Philly FOP giving up the doughnuts 

The relationship between doughnuts and police officers has attained legendary proportion in American culture. But Philadelphia police officers have decided to abandon at least one brand of the artery-clogging confection as a way of supporting striking workers. Late last month at a news conference held jointly with officials of the United Food and Commercial Workers, Lodge 5 of the Fraternal Order of Police announced a boycott of Dunkin' Donuts. The boycott was called in support of striking drivers and warehousemen at a Logan Township, New Jersey, bakery distribution center. The company distributes baking supplies to 1,400 donut shops in eight states. 

"We don't believe that anyone is above the rule of law," sad lodge president Rich Costello. Costello was referring to a ruling by an 

administrative judge on behalf of the National Labor Relations Board. The judge ordered the distribution center to rehire several workers and bargain with the union. The distribution company, which is operated by franchisees and is not owned by Dunkin' Donuts, has appealed the ruling. 

Nancy Sterling, a spokeswoman for the bakery distribution center, said, "I guess we will finally see if the old adage about police and doughnuts and coffee consumption is true, at least in Philadelphia." 
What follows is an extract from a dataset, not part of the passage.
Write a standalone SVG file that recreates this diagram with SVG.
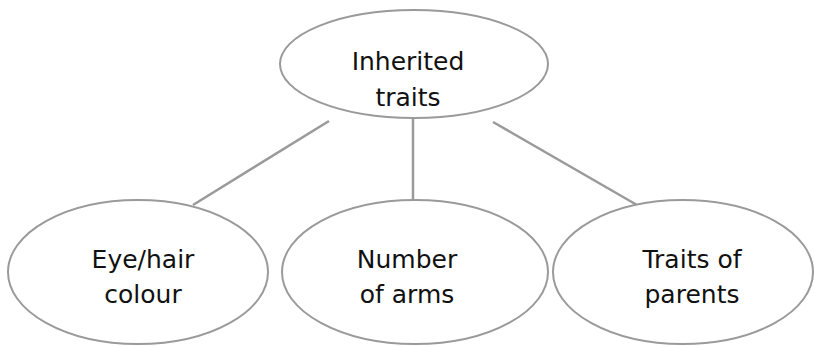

When asked if he were concerned about the jokes that are sure to be made, Costello stated, "We don't need doughnut shops to get ridiculed. It comes with the badge." He added that the boycott "might help a few cops slim down. Lots of times, when you do a good thing, you get many benefits." 

Officer assignments challenged in two cities 

For many years federal fair employment law has prohibited unlawful discrimination in the workplace. For police departments, most litigation has come from challenges to hiring and promotion procedures based on race or sex discrimination. Two recent incidents highlight a slowly increasing complaint - unlawful discrimination in assignments. 

In Denver, an African-American officer has complained to the U.S. Department of Justice that he was singled out for an assignment because of his race. Henry Jones, a 12-year veteran who works as a patrol officer at the airport, claims that he was assigned to work a neighborhood Juneteenth celebration solely because he is black. Juneteenth commemorates the day that Texas slaves learned of the Emancipation Proclamation. 

A police department spokesman said that Jones was assigned to the celebration along with 50 

to 60 other officers because insufficient personnel volunteered for the job. Unclear is whether the festival organizers specifically requested black officers. 

The Denver Police Protective Association is backing Jones' complaint. A previously filed grievance was rejected by the department. 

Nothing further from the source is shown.